What is being asked - The lines to extract run from the first line of the material below to the line containing "ax.set_ylim(0, 900)", both included; leave the pictures behind.

== Collected data

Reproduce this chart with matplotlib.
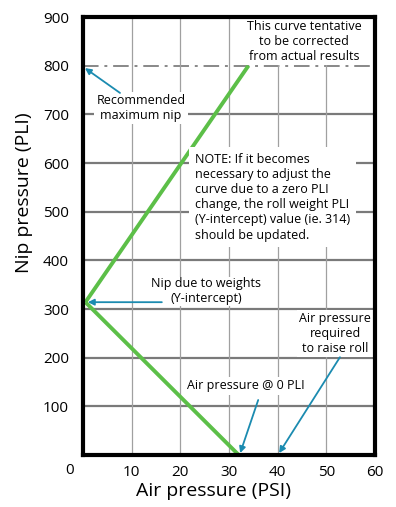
import matplotlib
matplotlib.use("Agg")
import matplotlib.pyplot as plt

# Data
upper_x = [0.5, 34.0]
upper_y = [314, 800]
lower_x = [0.5, 32.0]
lower_y = [314, 0]
max_nip = 800
x_ticks = [10, 20, 30, 40, 50, 60]
y_ticks = [100, 200, 300, 400, 500, 600, 700, 800, 900]

FONT = ["Open Sans", "DejaVu Sans"]
plt.rcParams['font.family'] = FONT

fig = plt.figure(figsize=(3.96, 5.07), dpi=100)
ax = fig.add_axes([83/396, 1-455/507, (375-83)/396, (455-17)/507])
ax.set_xlim(0, 60)
ax.set_ylim(0, 900)

# grid
for yv in y_ticks[:-1]:
    if yv == max_nip:
        continue
    ax.axhline(yv, color="#7a7a7a", lw=1.6, zorder=1)
ax.axhline(max_nip, color="#888888", lw=1.4, ls=(0, (8, 3, 1.5, 3)), zorder=1)
for xv in x_ticks[:-1]:
    ax.axvline(xv, color="#a0a0a0", lw=0.9, zorder=1)

ax.plot(upper_x, upper_y, color="#5cbf48", lw=2.8, zorder=3, solid_capstyle="butt")
ax.plot(lower_x, lower_y, color="#5cbf48", lw=2.8, zorder=3, solid_capstyle="butt")

for s in ax.spines.values():
    s.set_linewidth(3.0)
    s.set_color("black")
    s.set_zorder(6)

ax.set_xticks(x_ticks)
ax.set_yticks(y_ticks)
ax.tick_params(length=0, labelsize=11, pad=10)
ax.tick_params(axis='x', pad=7)
fig.text(70/396, 1-470/507, "0", fontsize=11, ha="center", va="center")
fig.text(213/396, 1-491/507, "Air pressure (PSI)", fontsize=14, ha="center", va="center")
fig.text(24/396, 1-193/507, "Nip pressure (PLI)", fontsize=14, ha="center", va="center",
         rotation=90)

bbox = dict(facecolor="white", edgecolor="none", pad=1.5)
tfs = 9
teal = "#1b8bb0"
ap = dict(arrowstyle="-|>", color=teal, lw=1.3, mutation_scale=9, shrinkA=0, shrinkB=0)

ax.text(11.9, 713, "Recommended\nmaximum nip", fontsize=tfs, ha="center", va="center",
        bbox=bbox, zorder=4, linespacing=1.2)
ax.text(45.4, 849, "This curve tentative\nto be corrected\nfrom actual results", fontsize=tfs,
        ha="center", va="center", bbox=bbox, zorder=4, linespacing=1.2)
ax.text(23.0, 530, "NOTE: If it becomes\nnecessary to adjust the\ncurve due to a zero PLI\n"
        "change, the roll weight PLI\n(Y-intercept) value (ie. 314)\nshould be updated.",
        fontsize=tfs, ha="left", va="center", bbox=dict(facecolor="white", edgecolor="none", pad=4),
        zorder=4, linespacing=1.22)
ax.text(25.3, 336, "Nip due to weights\n(Y-intercept)", fontsize=tfs, ha="center", va="center",
        bbox=dict(facecolor="white", edgecolor="none", pad=0.3), zorder=4, linespacing=1.2)
ax.text(51.8, 249, "Air pressure\nrequired\nto raise roll", fontsize=tfs, ha="center", va="center",
        bbox=bbox, zorder=4, linespacing=1.2)
ax.text(33.5, 142, "Air pressure @ 0 PLI", fontsize=tfs, ha="center", va="center",
        bbox=bbox, zorder=4)

ax.annotate("", xy=(0.4, 795), xytext=(7.6, 744), arrowprops=ap, zorder=5)
ax.annotate("", xy=(1.0, 314), xytext=(16.2, 314), arrowprops=ap, zorder=5)
ax.annotate("", xy=(32.3, 4), xytext=(36.0, 113), arrowprops=ap, zorder=5)
ax.annotate("", xy=(40.3, 4), xytext=(52.8, 201), arrowprops=ap, zorder=5)

fig.savefig("out.png", dpi=100)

====

Output for this exercise -
Reproduce this chart with matplotlib.
import matplotlib
matplotlib.use("Agg")
import matplotlib.pyplot as plt

# Data
upper_x = [0.5, 34.0]
upper_y = [314, 800]
lower_x = [0.5, 32.0]
lower_y = [314, 0]
max_nip = 800
x_ticks = [10, 20, 30, 40, 50, 60]
y_ticks = [100, 200, 300, 400, 500, 600, 700, 800, 900]

FONT = ["Open Sans", "DejaVu Sans"]
plt.rcParams['font.family'] = FONT

fig = plt.figure(figsize=(3.96, 5.07), dpi=100)
ax = fig.add_axes([83/396, 1-455/507, (375-83)/396, (455-17)/507])
ax.set_xlim(0, 60)
ax.set_ylim(0, 900)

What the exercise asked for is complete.